**** Dataset

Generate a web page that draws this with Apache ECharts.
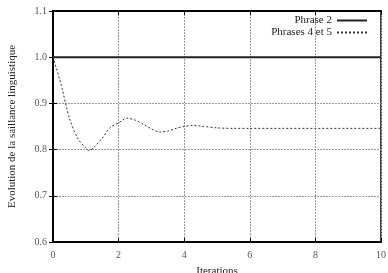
<!DOCTYPE html>
<html>
<head>
<meta charset="utf-8">
<script src="https://cdn.jsdelivr.net/npm/echarts@6/dist/echarts.min.js"></script>
<style>
  html, body { margin: 0; padding: 0; background: #fff; }
  #chart { width: 388px; height: 273px; }
</style>
</head>
<body>
<div id="chart"></div>
<script>
// iterations (x) and values
var iterX = [0, 0.25, 0.5, 0.75, 1, 1.1, 1.25, 1.5, 1.75, 2, 2.25, 2.5, 2.75, 3, 3.25, 3.5, 3.75, 4, 4.25, 4.5, 5, 5.5, 6, 7, 8, 9, 10];
var phrase45 = [1.0, 0.94, 0.868, 0.825, 0.803, 0.798, 0.805, 0.825, 0.848, 0.858, 0.868, 0.864, 0.855, 0.845, 0.838, 0.840, 0.846, 0.850, 0.852, 0.851, 0.847, 0.846, 0.846, 0.846, 0.846, 0.846, 0.846];
var phrase2X = [0, 10];
var phrase2 = [1.0, 1.0];
var xTicks = [0, 2, 4, 6, 8, 10];
var yTicks = [0.6, 0.7, 0.8, 0.9, 1.0, 1.1];

var fontFam = '"Liberation Serif", "DejaVu Serif", serif';

function pairs(xs, ys) {
    var out = [];
    for (var i = 0; i < xs.length; i++) {
        out.push([xs[i], ys[i]]);
    }
    return out;
}

var myChart = echarts.init(document.getElementById('chart'), null, { renderer: 'canvas' });
var option = {
    backgroundColor: '#fff',
    animation: false,
    textStyle: { fontFamily: fontFam },
    grid: {
        left: 53, right: 7, top: 11, bottom: 31,
        containLabel: false,
        outerBoundsMode: 'none',
        show: true,
        borderColor: '#000',
        borderWidth: 1.5
    },
    legend: {
        orient: 'vertical',
        right: 15,
        top: 10,
        padding: 5,
        align: 'right',
        itemWidth: 30,
        itemHeight: 10,
        itemGap: 1,
        itemStyle: { opacity: 0 },
        textStyle: { fontFamily: fontFam, fontSize: 11, color: '#222', padding: [0, 0, 0, 0] },
        data: ['Phrase 2', 'Phrases 4 et 5']
    },
    xAxis: [
        {
            type: 'value',
            min: 0, max: 10, interval: 2,
            name: 'Iterations',
            nameLocation: 'middle',
            nameGap: 24,
            nameTextStyle: { fontFamily: fontFam, fontSize: 11, color: '#222' },
            axisLine: { show: true, lineStyle: { color: '#000', width: 2 } },
            axisTick: { show: true, inside: true, length: 4, lineStyle: { color: '#000' } },
            axisLabel: { fontFamily: fontFam, fontSize: 10, color: '#555', margin: 8 },
            splitLine: { show: true, lineStyle: { color: '#999', type: [2, 1], width: 1 } }
        },
        {
            type: 'value',
            position: 'top',
            min: 0, max: 10, interval: 2,
            axisLine: { show: true, lineStyle: { color: '#000', width: 2 } },
            axisTick: { show: true, inside: true, length: 4, lineStyle: { color: '#000' } },
            axisLabel: { show: false },
            splitLine: { show: false }
        }
    ],
    yAxis: [
        {
            type: 'value',
            min: 0.6, max: 1.1, interval: 0.1,
            name: 'Evolution de la saillance linguistique',
            nameLocation: 'middle',
            nameGap: 35,
            nameTextStyle: { fontFamily: fontFam, fontSize: 11, color: '#222' },
            axisLine: { show: true, lineStyle: { color: '#000', width: 2 } },
            axisTick: { show: true, inside: true, length: 4, lineStyle: { color: '#000' } },
            axisLabel: {
                fontFamily: fontFam, fontSize: 10, color: '#555', margin: 6,
                formatter: function (v) { return v.toFixed(1); }
            },
            splitLine: { show: true, lineStyle: { color: '#999', type: [2, 1], width: 1 } }
        },
        {
            type: 'value',
            position: 'right',
            min: 0.6, max: 1.1, interval: 0.1,
            axisLine: { show: true, lineStyle: { color: '#000', width: 1 } },
            axisTick: { show: true, inside: true, length: 4, lineStyle: { color: '#000' } },
            axisLabel: { show: false },
            splitLine: { show: false }
        }
    ],
    series: [
        {
            name: 'Phrase 2',
            type: 'line',
            symbol: 'none',
            color: '#222',
            lineStyle: { color: '#222', width: 2, type: 'solid' },
            data: pairs(phrase2X, phrase2)
        },
        {
            name: 'Phrases 4 et 5',
            type: 'line',
            symbol: 'none',
            smooth: 0.3,
            color: '#333',
            lineStyle: { color: '#333', width: 1, type: [2, 2] },
            data: pairs(iterX, phrase45)
        }
    ]
};
myChart.setOption(option);
</script>
</body>
</html>
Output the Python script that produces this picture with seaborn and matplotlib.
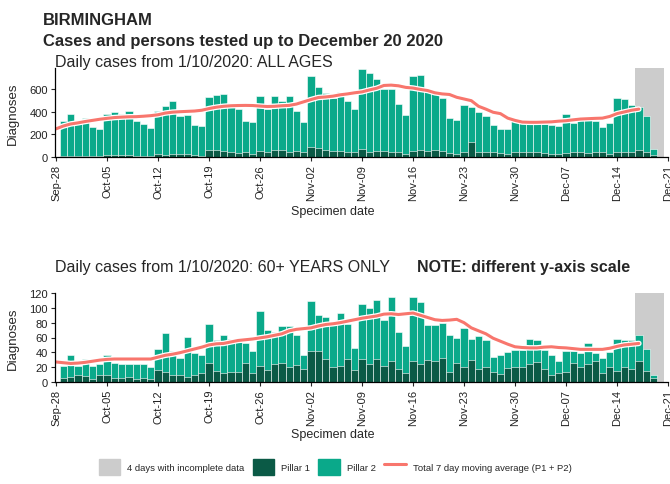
import matplotlib
matplotlib.use("Agg")
import matplotlib.pyplot as plt
import matplotlib.patheffects as pe
from matplotlib.patches import Patch
from matplotlib.lines import Line2D
import seaborn as sns
import pandas as pd

# ---- data ----
start = pd.Timestamp("2020-09-28")
bar_dates = pd.date_range("2020-09-29", "2020-12-19")      # one bar per specimen date
ma_dates = pd.date_range("2020-09-28", "2020-12-17")       # 7 day moving average
tick_dates = pd.date_range("2020-09-28", "2020-12-21", freq="7D")

all_total = [316, 385, 322, 346, 263, 250,
             382, 397, 382, 412, 322, 293, 257,
             412, 457, 496, 367, 376, 284, 272,
             531, 550, 555, 480, 425, 322, 307,
             540, 427, 540, 501, 540, 406, 307,
             719, 621, 570, 525, 578, 500, 430,
             780, 750, 695, 605, 605, 470, 375,
             720, 725, 585, 570, 525, 345, 325,
             466, 448, 403, 361, 284, 248, 248,
             322, 307, 299, 299, 293, 287, 278,
             380, 305, 340, 350, 320, 268, 305,
             522, 516, 466, 442, 367, 69]
all_p1 = [8, 10, 12, 10, 8, 10,
          15, 18, 15, 14, 10, 12, 8,
          30, 22, 30, 28, 25, 15, 12,
          60, 65, 55, 40, 35, 40, 25,
          55, 45, 60, 62, 45, 50, 40,
          90, 80, 60, 55, 50, 45, 40,
          70, 45, 55, 50, 45, 40, 30,
          55, 60, 55, 60, 50, 35, 30,
          40, 137, 45, 45, 40, 35, 30,
          45, 45, 45, 40, 35, 30, 30,
          35, 40, 40, 35, 45, 40, 25,
          40, 45, 40, 60, 45, 20]
all_ma = [250, 275, 293, 303, 315, 325, 335, 343, 350, 354, 357, 358, 362, 367,
          375, 390, 398, 402, 405, 408, 415, 430, 442, 450, 455, 457, 458, 457,
          452, 448, 450, 455, 458, 470, 490, 510, 528, 533, 540, 552, 560, 570,
          578, 595, 610, 635, 638, 632, 618, 612, 600, 590, 570, 560, 555, 530,
          515, 500, 450, 425, 397, 385, 345, 325, 310, 308, 308, 310, 312, 318,
          322, 330, 337, 340, 343, 345, 360, 385, 400, 415, 425]

old_total = [22, 36, 21, 31, 21, 24,
             37, 25, 24, 24, 24, 24, 20,
             45, 66, 42, 33, 61, 39, 36,
             78, 57, 63, 58, 54, 53, 42,
             96, 70, 68, 76, 75, 64, 36,
             109, 91, 87, 80, 93, 78, 46,
             105, 100, 110, 83, 114, 68, 49,
             115, 108, 77, 77, 80, 64, 60,
             73, 58, 62, 57, 34, 36, 40,
             43, 43, 58, 56, 43, 36, 28,
             42, 42, 39, 53, 39, 33, 40,
             58, 57, 56, 64, 44, 9]
old_p1 = [5, 7, 10, 8, 4, 10,
          10, 6, 6, 7, 4, 5, 4,
          16, 14, 9, 10, 7, 10, 12,
          26, 15, 12, 14, 14, 25, 12,
          21, 16, 24, 26, 20, 23, 18,
          42, 42, 31, 20, 22, 31, 16,
          31, 24, 31, 22, 28, 18, 12,
          28, 24, 29, 28, 32, 14, 25,
          20, 29, 17, 20, 13, 11, 19,
          20, 20, 24, 27, 18, 10, 12,
          13, 25, 20, 24, 28, 12, 20,
          15, 20, 18, 28, 15, 5]
old_ma = [27, 26, 25, 25.5, 26.5, 28, 29.5, 30.5, 31, 31, 31, 31, 31, 31,
          33.5, 36, 37.5, 39.5, 42, 44.5, 47, 50, 51.5, 52, 54, 56, 57, 58,
          59.5, 61, 63, 65, 69, 71, 72, 73, 75.5, 77.5, 78.5, 80, 82, 84,
          86, 87.5, 89, 91.5, 92, 91, 92, 93, 90, 87, 84, 83, 83.5, 84.5,
          80, 73, 69, 65, 59, 55, 51, 47.5, 46.5, 46, 46, 47, 47.5, 46.5,
          46, 45, 44, 44, 44, 44, 45.5, 48, 50, 51, 52]

incomplete_from, incomplete_to = "2020-12-17", "2020-12-20"

C_P1 = "#0b5a46"
C_P2 = "#0aa98a"
C_GREY = "#cccccc"
C_MA = "#f8766d"

sns.set_style("ticks")
plt.rcParams["font.family"] = ["Liberation Sans", "DejaVu Sans"]

fig = plt.figure(figsize=(6.7, 4.85), dpi=100)
W, H = 670, 485


def panel(top, bottom):
    return fig.add_axes([55 / W, 1 - bottom / H, 613 / W, (bottom - top) / H])


bar_pos = [(d - start).days for d in bar_dates]
ma_pos = [(d - start).days for d in ma_dates]
tick_pos = [(d - start).days for d in tick_dates]
tick_lab = [d.strftime("%b-%d") for d in tick_dates]
g0 = (pd.Timestamp(incomplete_from) - start).days - 0.5
g1 = (pd.Timestamp(incomplete_to) - start).days + 0.5


def draw(ax, total, p1, ma, ymax, yticks):
    ax.axvspan(g0, g1, color=C_GREY, lw=0, zorder=0)
    sns.barplot(x=bar_pos, y=total, native_scale=True, color=C_P2, width=1,
                edgecolor="white", linewidth=0.4, saturation=1, errorbar=None, ax=ax)
    sns.barplot(x=bar_pos, y=p1, native_scale=True, color=C_P1, width=1,
                edgecolor="white", linewidth=0.4, saturation=1, errorbar=None, ax=ax)
    sns.lineplot(x=ma_pos, y=ma, color=C_MA, lw=2.2, ax=ax)
    ax.lines[-1].set_path_effects([pe.Stroke(linewidth=4.0, foreground="white"), pe.Normal()])
    ax.set_xlim(-0.14, 84)
    ax.set_ylim(0, ymax)
    ax.set_yticks(yticks)
    ax.set_xticks(tick_pos)
    ax.set_xticklabels(tick_lab, rotation=90, fontsize=8, color="#222222")
    ax.tick_params(axis="y", labelsize=8, labelcolor="#222222", length=3, width=0.8, pad=2)
    ax.tick_params(axis="x", length=3, width=0.8, pad=2)
    ax.set_xlabel("")
    ax.set_ylabel("")
    sns.despine(ax=ax)
    for s in ("left", "bottom"):
        ax.spines[s].set_color("black")
        ax.spines[s].set_linewidth(0.9)


ax1 = panel(69, 158)
draw(ax1, all_total, all_p1, all_ma, 790, [0, 200, 400, 600])
ax2 = panel(294, 383)
draw(ax2, old_total, old_p1, old_ma, 120, [0, 20, 40, 60, 80, 100, 120])

fig.text(43 / W, 1 - 25 / H, "BIRMINGHAM", fontsize=12, fontweight="bold", va="baseline")
fig.text(43 / W, 1 - 46 / H, "Cases and persons tested up to December 20 2020", fontsize=12,
         fontweight="bold", va="baseline")
fig.text(55 / W, 1 - 67 / H, "Daily cases from 1/10/2020: ALL AGES", fontsize=11.5, va="baseline")
fig.text(55 / W, 1 - 272 / H, "Daily cases from 1/10/2020: 60+ YEARS ONLY", fontsize=11.5, va="baseline")
fig.text(417 / W, 1 - 272 / H, "NOTE: different y-axis scale", fontsize=11.5,
         fontweight="bold", va="baseline")
for yc in (113.5, 338.5):
    fig.text(13 / W, 1 - yc / H, "Diagnoses", rotation=90, fontsize=9.5, ha="center", va="center")
for yc in (212, 435):
    fig.text(333 / W, 1 - yc / H, "Specimen date", fontsize=9, ha="center", va="center")

handles = [Patch(color=C_GREY), Patch(color=C_P1), Patch(color=C_P2),
           Line2D([], [], color=C_MA, lw=2.2)]
labels = ["4 days with incomplete data", "Pillar 1", "Pillar 2",
          "Total 7 day moving average (P1 + P2)"]
fig.legend(handles, labels, loc="center", bbox_to_anchor=(335 / W, 1 - 468 / H), ncol=4,
           frameon=False, fontsize=6.8, handlelength=2.3, handleheight=2.3,
           handletextpad=0.7, columnspacing=0.9)

fig.savefig("out.png", dpi=100)
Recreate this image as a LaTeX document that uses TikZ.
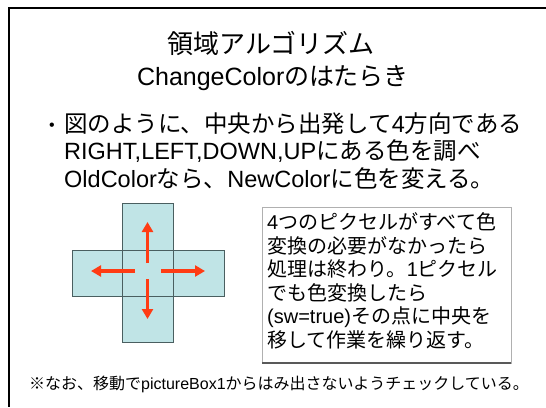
\documentclass[tikz,border=0pt]{standalone}
\usepackage{fontspec}
\setmainfont{Liberation Sans}
\newfontfamily\jp{Noto Sans CJK JP}
\newcommand{\J}[1]{{\jp #1}}
\usetikzlibrary{arrows.meta}
\definecolor{crossfill}{HTML}{C0E4E6}
\definecolor{crossline}{HTML}{4A5F60}
\definecolor{arrowred}{HTML}{FF3C14}
\definecolor{boxline}{HTML}{B0B0B0}
\tikzset{
  txt/.style={inner sep=0pt, anchor=base west, text=black},
  ttl/.style={inner sep=0pt, anchor=base, text=black},
  bul/.style={txt, font=\fontsize{23.5}{27}\selectfont},
  boxtxt/.style={txt, font=\fontsize{20}{24}\selectfont},
  arm/.style={fill=crossfill, draw=none},
  armline/.style={draw=crossline, line width=0.8pt},
  dirarrow/.style={draw=arrowred, line width=3.2pt, -{Triangle[length=10pt,width=11pt]}},
}
\begin{document}
\begin{tikzpicture}[x=1pt,y=-1pt]
\useasboundingbox (0,0) rectangle (546,407);
\fill[white] (0,0) rectangle (546,407);
% frame
\draw[line width=2pt, black] (546,7.5) -- (8.5,7.5) -- (8.5,407);
% title
\node[ttl, font=\fontsize{26}{30}\selectfont] (t1) at (271,53) {\J{領域アルゴリズム}};
\node[ttl, font=\fontsize{25}{30}\selectfont] (t2) at (273,85) {ChangeColor\J{のはたらき}};
% bullet
\node[txt, font=\fontsize{16}{20}\selectfont] (b0) at (49,130) {•};
\node[bul] (b1) at (64,132) {\J{図のように、中央から出発して}4\J{方向である}};
\node[bul] (b2) at (64,159.5) {RIGHT,LEFT,DOWN,UP\J{にある色を調べ}};
\node[bul] (b3) at (64,187) {OldColor\J{なら、}NewColor\J{に色を変える。}};
% cross
\fill[arm] (122,203) rectangle (173,342);
\fill[arm] (72,250) rectangle (224,296);
\draw[armline] (122,203) rectangle (173,342);
\draw[armline] (72,250) rectangle (224,296);
\coordinate (c) at (147.5,271);
\coordinate (us) at (147.5,263); \coordinate (ue) at (147.5,222);
\coordinate (ds) at (147.5,279); \coordinate (de) at (147.5,319);
\coordinate (rs) at (161,271);   \coordinate (re) at (205,271);
\coordinate (ls) at (135,271);   \coordinate (le) at (91,271);
\draw[dirarrow] (us) -- (ue);
\draw[dirarrow] (ds) -- (de);
\draw[dirarrow] (rs) -- (re);
\draw[dirarrow] (ls) -- (le);
% text box
\draw[boxline, line width=0.8pt] (262,207) rectangle (511,363);
\draw[gray!70!black, line width=1.2pt] (262,363) -- (511,363);
\node[boxtxt] (x1) at (267,229.5) {4\J{つのピクセルがすべて色}};
\node[boxtxt] (x2) at (267,253) {\J{変換の必要がなかったら}};
\node[boxtxt] (x3) at (267,276.5) {\J{処理は終わり。}1\J{ピクセル}};
\node[boxtxt] (x4) at (267,300) {\J{でも色変換したら}};
\node[boxtxt] (x5) at (267,323.5) {(sw=true)\J{その点に中央を}};
\node[boxtxt] (x6) at (267,347) {\J{移して作業を繰り返す。}};
% note
\node[txt, font=\fontsize{16}{19}\selectfont] (n) at (29,389) {\J{※なお、移動で}pictureBox1\J{からはみ出さないようチェックしている。}};
\end{tikzpicture}
\end{document}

********

▸ **To do**:
The string "matplotlib" may appear in lines of the listing above; tally those lines and give the number only.

▸ **The reply**:
7